Mayhem, murder, and mushrooms are at the heart of this elaborate thriller. The Amanita ocreata, also known as the Destroying Angel, is white and deadly dangerous. It plays a major role in this twisting and turning tale of people caught in precarious situations, often of their own construction. Fungi, however, eventually take second place when all sorts of grave incidents start happening to good and bad people alike.

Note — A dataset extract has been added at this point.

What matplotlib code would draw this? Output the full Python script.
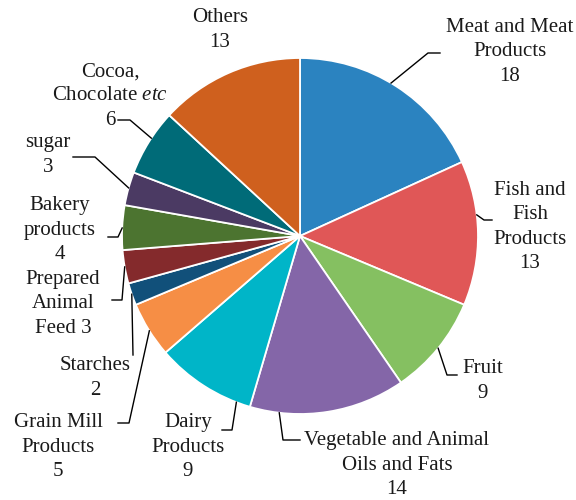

A young girl dies from mushroom poisoning. Was it suicide, error, or something sinister? Her brother, a San Francisco police officer, is committed to knowing. As increasing information points to murder, the number of suspects starts to multiply. Could it have been her husband she wanted desperately to divorce? How about others she was seeing, such as the teacher who knew everything there was to know about mushrooms? Or could it be the philandering doctor who might or might not be the father of the baby Gina was secretly carrying? Could the doctor's long-suffering wife be the culprit? Or perhaps the killer might be Gina's roommate, Elly, who just might have been in love with her as well.

Author Schaller paints vivid pictures of the people and places that dominate her tale of San Francisco and its adjoining environs. The city itself becomes a character, housing straights, gays, transvestites, bisexuals, drug users, and drug pushers who often mix and mingle without knowing one another's hidden secrets. Her prose and dialogue can occasionally detail insights that readers have already ascertained. However, this doesn't detract from her well-paced and intricately assembled mystery. Overall, Schaller does a first-rate job of keeping her plot moving forward even as it branches into subplots that provide additional motives for multiple suspects.